/aliyun-odps-r-plugin

R plugin for MaxCompute/ODPS

Primary LanguageJavaOtherNOASSERTION

RODPS: ODPS Plugin for R

Build Status

Features

  • Read/write dataframe from/to ODPS.
  • Convert some of the R models to SQL command.
  • The large data set can be processed by using the distributed algorithm.
  • The small data set can be processed directly in R.

Requirements

  • Java 8+
  • R 1.80+

R libraries

  • rJava
  • DBI
  • RSQLite

Installation

1.Download the package:

Release page

2.Install the dependencies:

install.packages('DBI')
install.packages('rJava')
install.packages('RSQLite')

Or you can use devtools to help you resolve dependencies:

install.packages('devtools')

3.Install RODPS package:

install.packages('https://github.com/aliyun/aliyun-odps-r-plugin/releases/download/v2.0.2/RODPS_2.0.2.tar.gz', type="source", repos=NULL)
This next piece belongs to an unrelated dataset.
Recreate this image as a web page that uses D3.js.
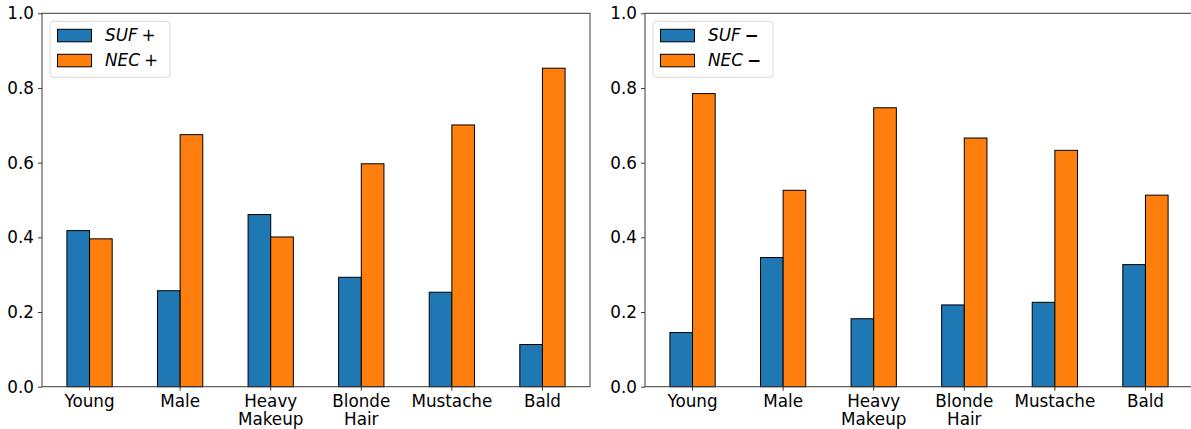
<!DOCTYPE html>
<html>
<head>
<meta charset="utf-8">
<script src="https://cdn.jsdelivr.net/npm/d3@7"></script>
<style>
  body { margin: 0; background: #fff; }
  svg text { font-family: "DejaVu Sans", sans-serif; }
</style>
</head>
<body>
<div id="chart"></div>
<script>
(function() {
  var width = 1191;
  var height = 429;

  // data
  var categories = [['Young'], ['Male'], ['Heavy', 'Makeup'], ['Blonde', 'Hair'], ['Mustache'], ['Bald']];
  var sufPlus = [0.418, 0.257, 0.461, 0.293, 0.253, 0.113];
  var necPlus = [0.396, 0.675, 0.401, 0.597, 0.701, 0.853];
  var sufMinus = [0.145, 0.346, 0.182, 0.219, 0.226, 0.327];
  var necMinus = [0.785, 0.526, 0.747, 0.666, 0.633, 0.513];
  var yTicks = [0, 0.2, 0.4, 0.6, 0.8, 1.0];

  var blue = '#1f77b4';
  var orange = '#ff7f0e';
  var spineColor = '#3a3a3a';
  var fontSize = 16.8;

  var svg = d3.select('#chart').append('svg').attr('width', width).attr('height', height);

  drawPanel(42, 590, [sufPlus, necPlus], ['SUF', 'NEC'], '+');
  drawPanel(645, 1193, [sufMinus, necMinus], ['SUF', 'NEC'], '\u2212');

  /*
   * Draws one bar panel with its axes and legend
   */
  function drawPanel(x0, x1, series, names, sign) {
    var top = 13.3;
    var bottom = 386.7;
    var barW = 0.25;
    var x = d3.scaleLinear().domain([-0.525, 5.525]).range([x0, x1]);
    var y = d3.scaleLinear().domain([0, 1]).range([bottom, top]);
    var g = svg.append('g');

    // bars
    series.forEach(function(values, s) {
      g.selectAll('.bar' + s)
        .data(values)
        .enter()
        .append('rect')
        .attr('x', function(d, i) { return x(i + (s - 1) * barW); })
        .attr('y', function(d) { return y(d); })
        .attr('width', x(barW) - x(0))
        .attr('height', function(d) { return y(0) - y(d); })
        .attr('fill', s === 0 ? blue : orange)
        .attr('stroke', '#000')
        .attr('stroke-width', 1);
    });

    // y axis
    var yAxis = d3.axisLeft(y).tickValues(yTicks).tickFormat(d3.format('.1f')).tickSize(4).tickPadding(4);
    var ya = g.append('g').attr('transform', 'translate(' + x0 + ',0)').call(yAxis);
    ya.select('.domain').remove();
    ya.selectAll('line').attr('stroke', spineColor);
    ya.selectAll('text').attr('font-size', fontSize).attr('fill', '#000').attr('font-family', 'DejaVu Sans');

    // x axis ticks and wrapped labels
    var xa = g.append('g');
    categories.forEach(function(lines, i) {
      xa.append('line')
        .attr('x1', x(i)).attr('x2', x(i))
        .attr('y1', bottom).attr('y2', bottom + 4)
        .attr('stroke', spineColor);
      lines.forEach(function(line, k) {
        xa.append('text')
          .attr('x', x(i))
          .attr('y', bottom + 20 + k * 18)
          .attr('text-anchor', 'middle')
          .attr('font-size', fontSize)
          .text(line);
      });
    });

    // spines
    g.append('rect')
      .attr('x', x0).attr('y', top)
      .attr('width', x1 - x0).attr('height', bottom - top)
      .attr('fill', 'none')
      .attr('stroke', spineColor)
      .attr('stroke-width', 1);

    // legend
    var lg = g.append('g').attr('transform', 'translate(' + (x0 + 8) + ',' + (top + 8) + ')');
    lg.append('rect')
      .attr('width', 120).attr('height', 56)
      .attr('rx', 3)
      .attr('fill', '#fff')
      .attr('fill-opacity', 0.8)
      .attr('stroke', '#d9d9d9');
    names.forEach(function(name, k) {
      lg.append('rect')
        .attr('x', 7.5).attr('y', 8 + k * 25)
        .attr('width', 34).attr('height', 12.5)
        .attr('fill', k === 0 ? blue : orange)
        .attr('stroke', '#000')
        .attr('stroke-width', 1);
      var t = lg.append('text')
        .attr('x', 55).attr('y', 20 + k * 25)
        .attr('font-size', fontSize);
      t.append('tspan').attr('font-style', 'italic').text(name);
      t.append('tspan').attr('dx', 4)
        .attr('font-weight', sign === '+' ? 'normal' : 'bold')
        .text(sign);
    });
  }
}).call(this);
</script>
</body>
</html>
4.Please make sure the environment variable RODPS_CONFIG is set to path/to/odps_config.ini

export RODPS_CONFIG=path/to/odps_config.ini

See the configuration template: odps_config.ini.template

Trouble shooting

  • To windows users: when installing R, DO NOT install both 32bit and 64bit on your system, which will introduce compilation trouble in later installation of rJava.

Getting Started

> library("RODPS")  # Load RODPS
>
> tbl1 <- rodps.table.read("tbl1")  # read dataframe from ODPS
> d <- head(tbl1)
>
> rodps.sql('create table test_table(id bigint);')   # execute sql
>
> names(iris) <- gsub("\\.","_",names(iris))   # rename columns
> rodps.table.write(iris, 'iris')              # write dataframe to ODPS
>
> rodps.table.sample.srs('tbl1','small_tbl1', 100 ) # sampling by raw
>
> rodps.table.hist(tblname='iris', colname='species', col=rainbow(10), freq=F) # create a histogram
>
> library(rpart)
> fit <- rpart(Species~., data=iris)
> rodps.predict.rpart(fit, srctbl='iris',tgttbl='iris_p') # modeling

Type System

All numeric in R have possibility of precision loss.

MaxCompute/ODPS R Notes
BOOLEAN logical
BIGINT numeric [-9223372036854774784, 9223372036854774784] *
INT numeric
TINYINT numeric
SMALLINT numeric
DOUBLE numeric
FLOAT numeric
DATETIME numeric POSIXct POSIXlt, in second
DATE numeric POSIXct POSIXlt, in second
TIMESTAMP numeric POSIXct POSIXlt, in second
INTERVAL_YEAR_MONTH numeric in month
INTERVAL_DATE_TIME numeric in second
DECIMAL numeric
STRING character
CHAR character
VARCHAR character
BINARY character
MAP - unsupport
ARRAY - unsupport
STRUCT - unsupport
  • BIGINT(64bit) from MaxCompute is stored and calculated as double(64bit) in RODPS. Precision loss might happen when casting BIGINT to double, which shrinks the min/max value could be written back to MaxCompute/ODPS.

Architecture

License

Licensed under the Apache License 2.0